Among a handful of the local music-scene tributes to recently deceased Beastie Boy Adam Yauch, Time offered his respects for the fallen MC and activist on a new tune, "Too Sweet to Be Sour," a cross-Atlantic collaboration with British MC Akira the Don. The track opens with a crisp horn line looping over a pounding '80s analog kit reminiscent of Rick Rubin's License to Ill-era productions. The sampled chorus, Yauch's line "Too sweet to be sour/To nice to be mean," introduces each MC, whose verses mingle memories and some clever Beastie references.
For his part, Time has been busy lately, working on a new album called Newstalgia that's due out this fall, collaborating with Maudlin Magpie's Jason Horodyski on a project fusing folk and hip-hop, nabbing an engineering credit on Common's last record, and shooting two new music videos. We caught up with Time (aka Chris Steele) for a quick chat about his recent projects.
Westword: How did you link up with Akira? Had you guys worked together before?
Time: Yeah, I got on his last mixtape, Manga Music. It was all based on anime. We met on Twitter, actually. He was talking about getting on his new mixtape, and then after he heard the news about MCA, he made the track that night and sent it to me. He was like, "Can you get me something tomorrow night?" It's been getting played in London on the BBC and all that.
What did the Beastie Boys mean to you as an artist growing up?
They encouraged me. Stereotypes were broken with the Beastie Boys.... What I really respected from MCA was his activist work against the war in Iraq with his song "World Gone Mad," and all the support he gave to the Free Tibet movement.
What are you working on now?
I'm working on a new album. It's called Newstalgia. I got Jamie from Xiu Xiu on there. Common's dad, Lonnie, is on there. I got a production credit on Common's last album actually as an engineer. I recorded his dad's verse -- It was cool. It was in my apartment. It was surreal.
You recorded Common's dad in your apartment for his last album?
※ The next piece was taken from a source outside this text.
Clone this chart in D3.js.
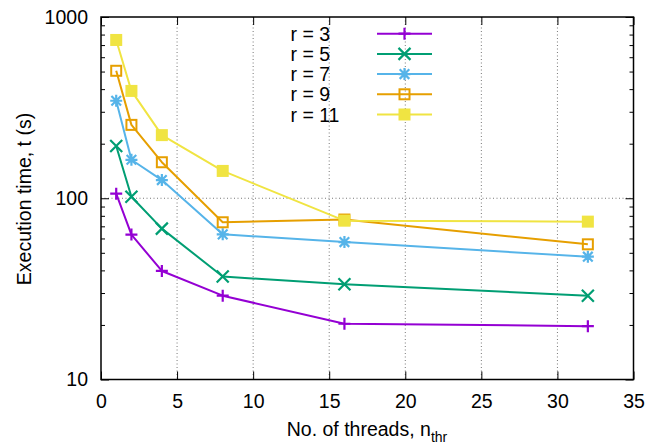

For the The Dream/The Believer, yeah.
How did that come about?
We were in 7-Eleven one day. Common's dad came in to get coffee because he lives over on Colfax. We just started talking to him and became friends. We've been friends for a year and a half or two. He just called me up one day and was like, "Your studio, do you think it would be good enough for my son's album?" I was like, "I don't know, but we can try," and he told me they needed it by tomorrow. We tried it. Warner Brothers was cool with it. It was crazy. He was on the phone saying he didn't know what they were talking about, so he handed me the phone, and it was No ID -- he did Watch the Throne and all that. He was telling me that he was gonna send over some stems
[audio files of tracks]
so Pops would know where to be.
What's he do on your album?
He does a poem. We released a video for it recently ["5th Horseman"]. He does a spoken-word piece in the middle of the track. It's kind of like the voice of reason.
Do you bubble with a lot of artists when you're working on music?
I kinda keep to myself. Two years ago, I did twelve albums in twelve months [aka the Hydra series], and that had a lot of local people on it, like Whygee and Doctor Oscify. I work with people. Have you heard Maudlin Magpie? I have them on the album. I've been working in the alternative scene.
Is it strange collaborating with a folk artist? What does that bring to the music when it takes your left-field hip-hop stuff and mixes with something like Maudlin Magpie?
It fits pretty smoothly. If I was doing Cherry Creek rap it would be strange, but our topics are pretty existential. It's called "This Is Not an Exit," and it's about different escapes that can be death-like in the moment. He does the chorus. We're doing an album together, and it's gonna be more mixed. He'll do some singing and I'll do some rapping, and we'll go back and forth. It's a lot different.
What is it about the music you make that resonates with fans so much?
I'm not sure. I've been questioning myself. I've noticed the honesty and the emotional side -- they used to call it emo rap -- but if that's the case, then you can call Tupac or Bob Dylan emo rap or emo rock. It's just the personal nature of it -- feelings. Everyday working-class stuff. You listen to a lot of commercial rappers, they aren't talking about working-class stuff. They're talking about extremely posh rap. Cherry Creek rap -- "I've got a Mercedes. I've got a chain. I've got a country club." That rap is cool. I like that rap myself, but it's more of a fantasy at that point, where I feel like I'm rich when I listen to it, but then I get out of my Nissan with three hubcaps.